1er mai > Roman France > Roland Brival

On doit à Roland Brival le récent Nègre de personne (Gallimard, 2016) consacré au poète Léon-Gontran Damas, né à Cayenne et fondateur du mouvement de la négritude avec Césaire et Senghor. Loin de sa Martinique natale, l’écrivain, musicien et plasticien livre ici un gracieux roman japonais, une biographie ponctuée de cérémonials initiatiques et de rituels de transmission, qui rend un hommage posthume à "un homme unique, hors du commun, et véritablement fascinant, mais dont la postérité ne gardera pourtant aucune trace - comme il sied à tout génie dont la notoriété n’aurait connu que le cercle de quelques rares initiés" : Shiro Sato, "Monsieur Sato" pour le narrateur, qui fait sa connaissance dans les années 1980, dans la modeste boutique de Pigalle où le vieil artisan recevait sur rendez-vous, confectionnant entièrement à la main des corsets sur mesure.

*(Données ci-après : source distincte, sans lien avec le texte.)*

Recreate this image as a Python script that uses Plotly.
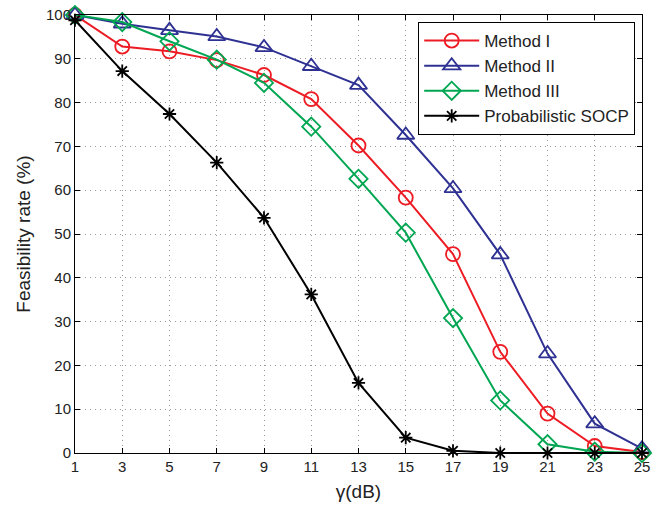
import plotly.graph_objects as go

gamma = [1, 3, 5, 7, 9, 11, 13, 15, 17, 19, 21, 23, 25]
method1 = [100, 92.8, 91.7, 89.7, 86.3, 80.8, 70.2, 58.3, 45.4, 23.1, 9.0, 1.6, 0.2]
method2 = [100, 98.0, 96.5, 95.1, 92.6, 88.3, 84.0, 72.6, 60.4, 45.3, 22.7, 6.7, 1.0]
method3 = [100, 98.4, 94.0, 89.8, 84.5, 74.5, 62.6, 50.3, 30.8, 12.0, 2.0, 0.3, 0.0]
socp = [98.8, 87.2, 77.4, 66.3, 53.7, 36.2, 16.0, 3.5, 0.5, 0.0, 0.0, 0.0, 0.0]

series = [
    ("Method I", method1, "#ed1c24", "circle-open", 14),
    ("Method II", method2, "#2e3192", "triangle-up-open", 15),
    ("Method III", method3, "#00a651", "diamond-open", 14),
    ("Probabilistic SOCP", socp, "#000000", "asterisk-open", 11),
]

FONT = "Liberation Sans, Arial, sans-serif"
TXT = "#222222"

fig = go.Figure()
for name, vals, color, sym, size in series:
    fig.add_trace(go.Scatter(
        x=gamma, y=vals, name=name, mode="lines+markers",
        line=dict(color=color, width=2),
        marker=dict(symbol=sym, size=size, color=color,
                    line=dict(color=color, width=1.8)),
        cliponaxis=False,
    ))

axis_common = dict(
    showline=True, linecolor="black", linewidth=1, mirror="ticks",
    ticks="inside", ticklen=5, tickcolor="black",
    showgrid=True, gridcolor="#9a9a9a", griddash="1px,4px", gridwidth=1.2,
    zeroline=False, automargin=False,
    tickfont=dict(family=FONT, size=15, color=TXT),
)

fig.update_xaxes(range=[1, 25], tickvals=gamma, ticktext=[str(g) for g in gamma],
                 title=dict(text="γ(dB)", font=dict(family=FONT, size=19, color=TXT), standoff=10),
                 **axis_common)
fig.update_yaxes(range=[0, 100], tickvals=list(range(0, 101, 10)),
                 title=dict(text="Feasibility rate (%)", font=dict(family=FONT, size=19, color=TXT), standoff=10),
                 **axis_common)

fig.update_layout(
    width=662, height=508,
    margin=dict(l=75, r=20, t=15, b=55),
    paper_bgcolor="white", plot_bgcolor="white",
    legend=dict(x=0.988, y=0.984, xanchor="right", yanchor="top",
                bgcolor="white", bordercolor="black", borderwidth=1,
                font=dict(family=FONT, size=17, color=TXT),
                tracegroupgap=0, itemwidth=55),
    showlegend=True,
)

fig.write_html("out.html", config={"displayModeBar": False},
               post_script="document.body.style.margin='0';document.body.style.overflow='hidden';")
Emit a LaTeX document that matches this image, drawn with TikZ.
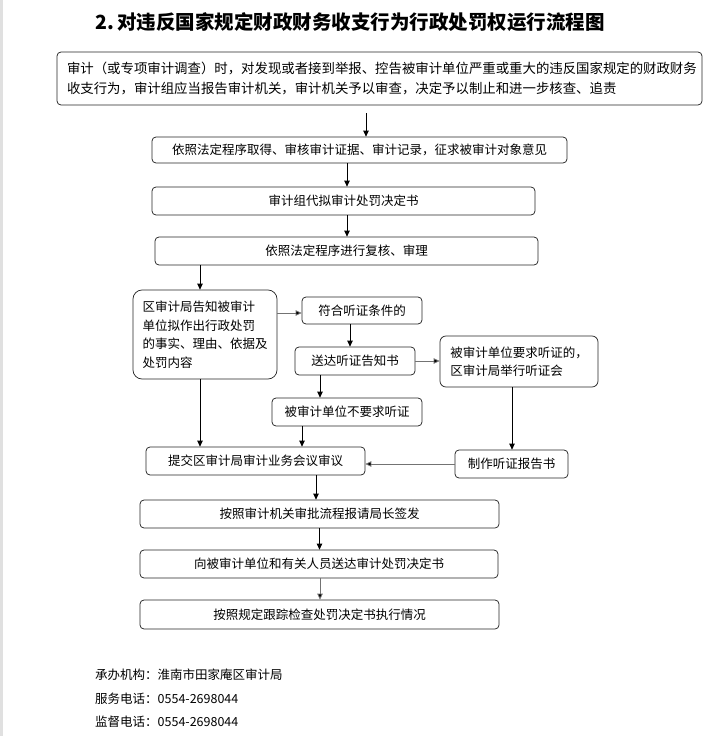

D’Osaka dans les premières décennies du XXe siècle au Paris de l’après-guerre, où Monsieur Sato s’installe à 40 ans, vingt-cinq ans après avoir décidé de se consacrer corps et âme à ce métier traditionnellement réservé aux femmes, l’ami biographe reconstitue la jeunesse du futur maître des corsets, un itinéraire jalonné de rencontres édifiantes : une riche cliente de sa mère, à qui il doit ses premières émotions sexuelles, un maître des couleurs, spécialiste de l’indigo, et sa troublante fille, un moine aux paroles énigmatiques.

Mais la première et principale initiatrice est sa mère dont il sera l’apprenti studieux. Et les leçons de cette artiste reconnue dépasseront largement le cadre de l’acquisition d’une technique de broderie millénaire. Car dans la connaissance de cet art sophistiqué où l’érotisme est une sagesse, imprégnée de spiritualité bouddhiste et de parades chorégraphiées, il est moins question d’assouvissement que de maîtrise. Il s’agit d’apprendre à canaliser ses désirs pour diriger sa force vitale. Un parcours fait d’ascèse et de renoncement, de délicatesse et de cruauté. Une terrible épreuve d’admission subie à 18 ans scellera d’ailleurs définitivement le sort de l’adolescent et le dévouera pour le restant de sa vie à cette haute mission qui, l’avait averti sa mère, n’exige que des devoirs et n’offre aucun privilège. V. R.